Picking the right method
The evaluation of saliency methods in terms of faithfulness, which measures how accurately a method reflects a model’s decision-making process, is not straightforward, according to Boggust. A method may perform well on one aspect of faithfulness but fail on another. Consequently, users often rely on popular or recommended methods rather than evaluating them comprehensively.
However, choosing the wrong method can have significant implications. For example, the integrated gradients saliency method compares feature importance in an image to a meaningless baseline. If the baseline is set to all 0s, which corresponds to black in images, the method may incorrectly indicate that black pixels are unimportant, potentially affecting interpretations of X-ray images.

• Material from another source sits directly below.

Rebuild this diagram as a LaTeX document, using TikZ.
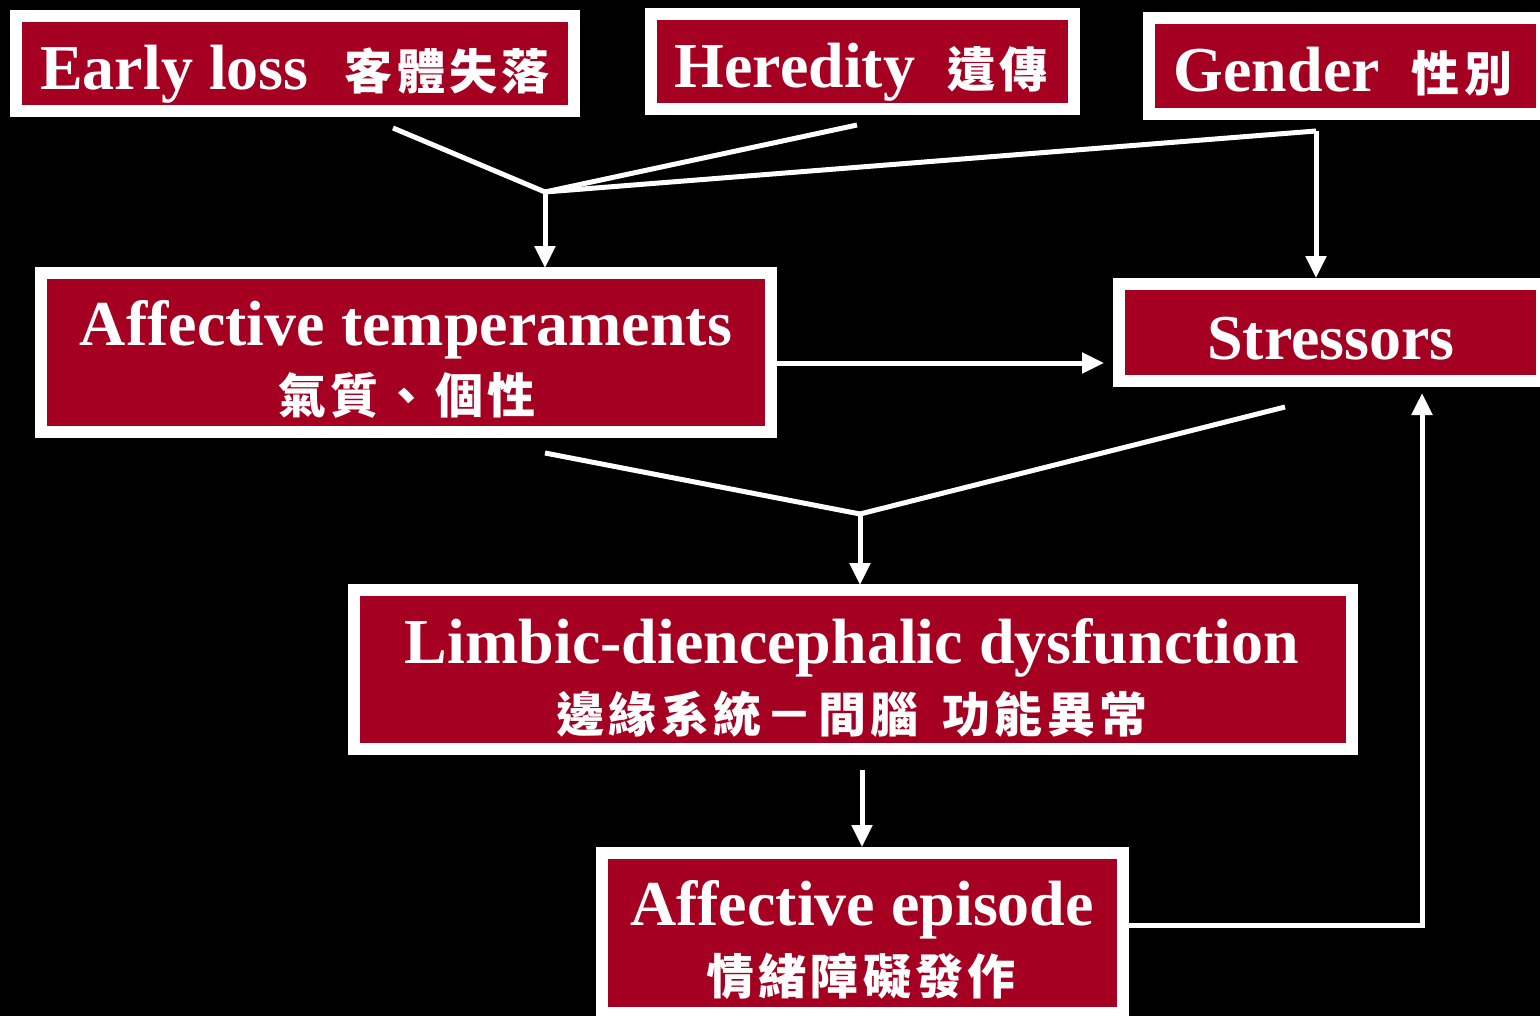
\documentclass[tikz,border=0pt]{standalone}
\usepackage{fontspec}
\setmainfont{Liberation Serif}
\newfontfamily\cjk[LetterSpace=9]{Noto Sans CJK TC}
\usetikzlibrary{arrows.meta}
\definecolor{boxred}{HTML}{A50021}
\newcommand{\zhtext}[1]{{\fontsize{24}{28}\selectfont\cjk\bfseries #1}}
\begin{document}
\begin{tikzpicture}[x=0.5pt,y=-0.5pt,
  box/.style={draw=white,line width=6pt,fill=boxred,inner sep=0pt,minimum width=#1},
  en/.style={text=white,anchor=base,inner sep=0pt,font=\fontsize{32}{36}\selectfont\bfseries},
  zh/.style={text=white,anchor=base,inner sep=0pt,font=\fontsize{24}{28}\selectfont\cjk\bfseries},
  conn/.style={draw=white,line width=2.5pt},
  arr/.style={conn,-{Triangle[width=10pt,length=11pt]}}]
\fill[black] (0,0) rectangle (1540,1016);
\useasboundingbox (0,0) rectangle (1540,1016);
% boxes
\node[box=279pt,minimum height=47.5pt] (early) at (295,63.5) {};
\node[box=211.5pt,minimum height=47.5pt] (hered) at (862.5,61.5) {};
\node[box=196.5pt,minimum height=48pt] (gender) at (1345.5,66) {};
\node[box=365pt,minimum height=79.5pt] (temper) at (406,352.5) {};
\node[box=211.5pt,minimum height=48.5pt] (stress) at (1330.5,332.5) {};
\node[box=499pt,minimum height=79.5pt] (limbic) at (853,669.5) {};
\node[box=260.5pt,minimum height=80pt] (episode) at (862.5,933) {};
% texts
\node[en] (t1) at (295,90) {Early loss\hspace{18pt}\zhtext{客體失落}};
\node[en] (t2) at (861,88) {Heredity\hspace{16pt}\zhtext{遺傳}};
\node[en] (t3) at (1343,92) {Gender\hspace{16pt}\zhtext{性別}};
\node[en] (t4) at (406,345) {Affective temperaments};
\node[zh] (t5) at (407,413) {氣質、個性};
\node[en] (t6) at (1331,359) {Stressors};
\node[en] (t7) at (852,663) {Limbic-diencephalic dysfunction};
\node[zh] (t8) at (852,732) {邊緣系統－間腦\hspace{12pt}功能異常};
\node[en] (t9) at (862,925) {Affective episode};
\node[zh] (t10) at (861,994) {情緒障礙發作};
% connector points
\coordinate (e1) at (393,128);
\coordinate (h1) at (857,125);
\coordinate (g1) at (1316,131);
\coordinate (j1) at (545,192);
\coordinate (ta) at (545,268);
\coordinate (sa) at (1316,278);
\coordinate (s1) at (1104,363);
\coordinate (tb) at (545,453);
\coordinate (sb) at (1285,407);
\coordinate (j2) at (860,514);
\coordinate (la) at (860,585);
\coordinate (lb) at (862,770);
\coordinate (ea) at (862,847);
\coordinate (c1) at (1422,925);
\coordinate (sc) at (1422,393);
% connectors
\draw[conn] (e1) -- (j1);
\draw[conn] (h1) -- (j1);
\draw[conn] (g1) -- (j1);
\draw[arr] (j1) -- (ta);
\draw[arr] (g1) -- (sa);
\draw[arr] (temper.east |- s1) -- (s1);
\draw[conn] (tb) -- (j2);
\draw[conn] (sb) -- (j2);
\draw[arr] (j2) -- (la);
\draw[arr] (lb) -- (ea);
\draw[conn,-{Triangle[width=10pt,length=11pt]}] (episode.east |- c1) -- (c1) -- (sc);
\end{tikzpicture}
\end{document}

To address these challenges, saliency cards offer a concise summary of a saliency method’s operation using 10 user-focused attributes. These attributes describe how saliency is calculated, the method’s relationship with the model, and how users perceive its outputs.
For instance, one attribute called “hyperparameter dependence” measures the sensitivity of a saliency method to user-specified parameters. The saliency card for integrated gradients would explain its parameters and their impact on performance. By consulting the card, users can quickly identify that the default parameters, such as the all-0s baseline, might yield misleading results when applied to X-ray evaluations.
Saliency cards not only benefit users but also contribute to scientific research by highlighting gaps in the field. The MIT researchers, for instance, were unable to identify a saliency method that was both computationally efficient and applicable to any machine-learning model. This discovery prompts further investigation to determine if such a method can be developed or if there is an inherent conflict between these two requirements.
Showing their cards
Following the creation of multiple saliency cards, the research team conducted a user study involving eight domain experts with diverse backgrounds, ranging from computer scientists to a radiologist who had limited familiarity with machine learning. The participants found the concise descriptions provided by the cards helpful in prioritizing attributes and comparing different saliency methods. Even the radiologist, despite being new to machine learning, could understand the cards and utilize them to participate in the saliency method selection process.
The interviews yielded some surprising insights. While researchers often assume that clinicians prefer sharp methods that focus on specific objects in medical images, the clinician in the study expressed a preference for some noise in the images to aid in reducing uncertainty.
Furthermore, it was revealed that each participant had unique priorities regarding the attributes of saliency methods, even if they held the same role or profession. This finding highlights the importance of considering individual preferences and needs when selecting saliency methods.
Moving forward, the researchers aim to explore the under-evaluated attributes of saliency methods and potentially develop task-specific methods. They also seek to enhance their understanding of how people perceive saliency method outputs, which could lead to improved visualizations. Additionally, they plan to host their work on a public repository to gather feedback that will guide future research and development.
The researchers envision the saliency cards as dynamic documents that evolve with the introduction of new saliency methods and evaluations. They believe that this work serves as a foundation for a broader discussion on the attributes of saliency methods and their implications for different tasks and user requirements.